Two issues remain unresolved. The first concerns the moral tone of the work, the fact that the majority of titles are sewn with dark inklings of fate or morbidity, a practice Ruyter has continued from earlier series which were less inflected by ‘Gothic’ themes of decay. How then should we characterize the attitude taken towards the paintings’ landscapes and human inhabitants? Is the universe she invokes redolent of an endless necropolis in which bodies, statuary, faces carved into vaults, inscriptions of language, and stone crosses form a seamless continuum of diminishing vitality? Or conversely, do abstracted signs of human, or broadly organic, presence offer visual templates whose vitality is displaced onto patterns of shape and color? At the end of the day, are her quotidian motifs the source of curdled fascination or affectionate stoicism?
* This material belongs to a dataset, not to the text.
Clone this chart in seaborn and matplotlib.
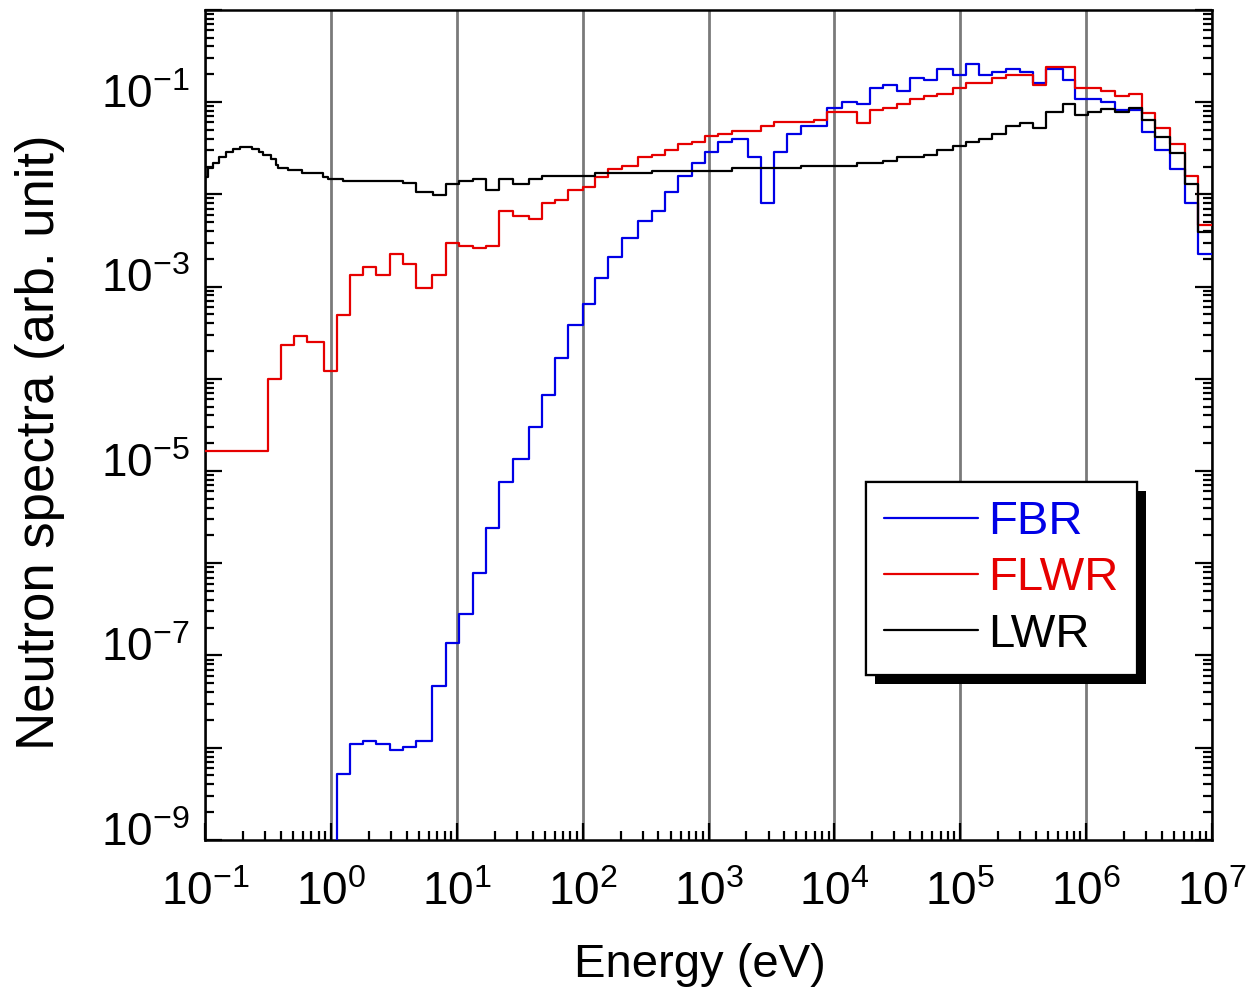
import numpy as np
import pandas as pd
import matplotlib
matplotlib.use("Agg")
import matplotlib.pyplot as plt
import matplotlib.ticker as mticker
import matplotlib.patheffects as pe
import matplotlib.transforms as mtransforms
from matplotlib.lines import Line2D
import seaborn as sns

# ---------------- data ----------------
# common energy-group boundaries, log10(E / eV)
group_edges_log = [0.046, 0.152, 0.257, 0.358, 0.469, 0.570, 0.680, 0.805, 0.914, 1.020,
                   1.126, 1.232, 1.338, 1.445, 1.576, 1.674, 1.780, 1.886, 2.000, 2.098,
                   2.203, 2.310, 2.442, 2.548, 2.654, 2.759, 2.866, 2.971, 3.077, 3.183,
                   3.310, 3.416, 3.519, 3.625, 3.731, 3.837, 3.943, 4.057, 4.176, 4.282,
                   4.388, 4.499, 4.600, 4.711, 4.812, 4.944, 5.045, 5.150, 5.256, 5.362,
                   5.473, 5.579, 5.680, 5.813, 5.910, 6.016, 6.122, 6.228, 6.339, 6.440,
                   6.550, 6.670, 6.784, 6.890, 7.000]

# FBR: one group below the axis range, then the common groups (log10 flux)
fbr_low_edges_log = [-0.055]
fbr_low_log = [-10.0]
fbr_log = [-8.28, -7.96, -7.93, -7.96, -8.02, -7.99, -7.93, -7.33, -6.86, -6.55,
           -6.11, -5.62, -5.12, -4.87, -4.52, -4.18, -3.77, -3.42, -3.19, -2.905,
           -2.68, -2.47, -2.29, -2.18, -1.98, -1.80, -1.66, -1.545, -1.43, -1.40,
           -1.60, -2.09, -1.545, -1.35, -1.26, -1.26, -1.06, -0.997, -1.025, -0.85,
           -0.82, -0.88, -0.74, -0.76, -0.645, -0.71, -0.59, -0.71, -0.67, -0.645,
           -0.67, -0.79, -0.645, -0.76, -0.967, -0.967, -0.997, -1.087, -1.087, -1.32,
           -1.52, -1.73, -2.09, -2.65]

# FLWR
flwr_low_edges_log = [-1.0, -0.502, -0.399, -0.293, -0.187, -0.055]
flwr_low_log = [-4.78, -4.00, -3.63, -3.54, -3.60, -3.92]
flwr_log = [-3.31, -2.875, -2.785, -2.875, -2.65, -2.76, -3.02, -2.875, -2.53, -2.56,
            -2.58, -2.56, -2.18, -2.24, -2.27, -2.09, -2.06, -1.95, -1.925, -1.81,
            -1.73, -1.69, -1.60, -1.575, -1.52, -1.46, -1.43, -1.37, -1.35, -1.31,
            -1.31, -1.26, -1.22, -1.22, -1.22, -1.195, -1.11, -1.11, -1.23, -1.087,
            -1.06, -1.025, -0.97, -0.94, -0.91, -0.85, -0.79, -0.79, -0.74, -0.71,
            -0.71, -0.82, -0.617, -0.617, -0.85, -0.85, -0.88, -0.94, -0.91, -1.115,
            -1.285, -1.46, -1.80, -2.33]

# LWR: finer thermal groups, then the common groups from index 8
lwr_low_edges_log = [-1.0, -0.974, -0.934, -0.886, -0.83, -0.775, -0.722, -0.63, -0.568,
                     -0.537, -0.478, -0.436, -0.418, -0.338, -0.232, -0.06, -0.02, 0.094,
                     0.575, 0.68, 0.81]
lwr_low_log = [-1.81, -1.72, -1.66, -1.60, -1.54, -1.51, -1.49, -1.51, -1.54, -1.57,
               -1.62, -1.68, -1.72, -1.74, -1.77, -1.81, -1.83, -1.86, -1.88, -1.98, -2.01]
lwr_start = 8
lwr_log = [-1.89, -1.86, -1.83, -1.95, -1.83, -1.89, -1.83, -1.80, -1.80, -1.80,
           -1.80, -1.77, -1.77, -1.77, -1.77, -1.75, -1.75, -1.75, -1.75, -1.75,
           -1.75, -1.72, -1.72, -1.72, -1.72, -1.72, -1.69, -1.69, -1.69, -1.69,
           -1.665, -1.665, -1.64, -1.60, -1.60, -1.575, -1.52, -1.48, -1.43, -1.405,
           -1.35, -1.26, -1.23, -1.285, -1.11, -1.025, -1.14, -1.11, -1.08, -1.11,
           -1.06, -1.195, -1.375, -1.55, -1.89, -2.41]

series_names = ["FBR", "FLWR", "LWR"]
series_colors = ["#0000E6", "#E60000", "#000000"]


def steps(low_edges, low_vals, start, vals):
    edges = list(low_edges) + group_edges_log[start:]
    v = list(low_vals) + list(vals)
    v = v + [v[-1]]
    return 10 ** np.array(edges), 10 ** np.array(v)


frames = []
for name, (lo_e, lo_v, st, vv) in zip(series_names, [
        (fbr_low_edges_log, fbr_low_log, 0, fbr_log),
        (flwr_low_edges_log, flwr_low_log, 0, flwr_log),
        (lwr_low_edges_log, lwr_low_log, lwr_start, lwr_log)]):
    x, y = steps(lo_e, lo_v, st, vv)
    frames.append(pd.DataFrame({"Energy": x, "Flux": y, "Reactor": name}))
df = pd.concat(frames, ignore_index=True)

# ---------------- style ----------------
sns.set_theme(style="ticks")
plt.rcParams["font.family"] = ["Liberation Sans", "DejaVu Sans"]
plt.rcParams["mathtext.default"] = "regular"
for k in ["text.color", "axes.labelcolor", "xtick.color", "ytick.color", "axes.edgecolor"]:
    plt.rcParams[k] = "black"

fig = plt.figure(figsize=(12.54, 9.89), dpi=100)
ax = fig.add_axes([0.1635, 0.1507, 0.803, 0.8394])

palette = dict(zip(series_names, series_colors))
sns.lineplot(data=df, x="Energy", y="Flux", hue="Reactor", palette=palette,
             estimator=None, sort=False, drawstyle="steps-post", lw=1.6,
             legend=False, ax=ax, zorder=3)

ax.set_xscale("log")
ax.set_yscale("log")
ax.set_xlim(1e-1, 1e7)
ax.set_ylim(1e-9, 1e0)

# ticks
ax.xaxis.set_major_locator(mticker.LogLocator(base=10, numticks=20))
ax.xaxis.set_minor_locator(mticker.LogLocator(base=10, subs=np.arange(2, 10), numticks=20))
ax.yaxis.set_major_locator(mticker.LogLocator(base=10, numticks=20))
ax.yaxis.set_minor_locator(mticker.LogLocator(base=10, subs=np.arange(2, 10), numticks=20))


def xfmt(v, pos):
    e = int(round(np.log10(v)))
    return r"$\mathdefault{10^{%d}}$" % e


def yfmt(v, pos):
    e = int(round(np.log10(v)))
    if e % 2 == 0:
        return ""
    return r"$\mathdefault{10^{%d}}$" % e


ax.xaxis.set_major_formatter(mticker.FuncFormatter(xfmt))
ax.yaxis.set_major_formatter(mticker.FuncFormatter(yfmt))
ax.xaxis.set_minor_formatter(mticker.NullFormatter())
ax.yaxis.set_minor_formatter(mticker.NullFormatter())

ax.tick_params(which="both", direction="in", top=False, right=True, width=1.6,
               color="black", labelsize=33)
ax.tick_params(axis="x", which="major", pad=22)
ax.tick_params(axis="y", which="major", pad=11)
ax.tick_params(which="major", length=12)
ax.tick_params(which="minor", length=6.5)

# lift the y tick labels slightly, as in the reference
shift = mtransforms.ScaledTranslation(0, 8 / 72, fig.dpi_scale_trans)
for lab in ax.get_yticklabels():
    lab.set_transform(lab.get_transform() + shift)

for s in ax.spines.values():
    s.set_linewidth(1.8)
    s.set_color("black")

ax.xaxis.grid(True, which="major", color="#7a7a7a", lw=2.0)
ax.yaxis.grid(False)
ax.set_axisbelow(True)

ax.set_xlabel("Energy (eV)", fontsize=34)
ax.set_ylabel("Neutron spectra (arb. unit)", fontsize=38)
ax.xaxis.set_label_coords(0.491, -0.124)
ax.yaxis.set_label_coords(-0.139, 0.479)

# legend
handles = [Line2D([], [], color=c, lw=1.6) for c in series_colors]
leg = ax.legend(handles, series_names, loc="upper left", bbox_to_anchor=(0.656, 0.431),
                borderaxespad=0, fontsize=34, handlelength=2.0, handletextpad=0.22,
                labelspacing=0.26, borderpad=0.38, fancybox=False, framealpha=1,
                edgecolor="black")
leg.get_frame().set_linewidth(1.6)
leg.get_frame().set_path_effects([
    pe.withSimplePatchShadow(offset=(6.5, -6.5), shadow_rgbFace="black", alpha=1.0),
    pe.Normal()])
for t, c in zip(leg.get_texts(), series_colors):
    t.set_color(c)

fig.savefig("out.png", dpi=100)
A final trajectory must revisit narrative time as an extra-scenic secretion rather than as a property of images and their linguistic overlays. On one hand, there is the familiar allegory of how the work came into being, our necessary inferences about the creative process, the ‘action’ of transformation from Real to Imaginary. But beyond that lies a spectral route joining one painting with another in a succession of visited sites. We need not know that Ruyter’s originary photographs were gathered at Brompton Cemetery in London, Pere Lachaise in Paris, Boothill in Tombstone, and Hope Cemetery in Barre, Vermont in order to realize that the grave of pioneer film fantasist Georges Melies could not logically be adjacent to the cactus-infested burial ground of two cowboys. Thus in the movement from picture to picture we retrace a tourist’s progress across thematically linked locations separated by palpable geographic and cultural differences. It might not be a sightseeing trip we would undertake on our own volition but staged within the confines of an art gallery, it boasts the clamorous appeal of all impacted – dare I say ‘Proustian’ – mental voyages.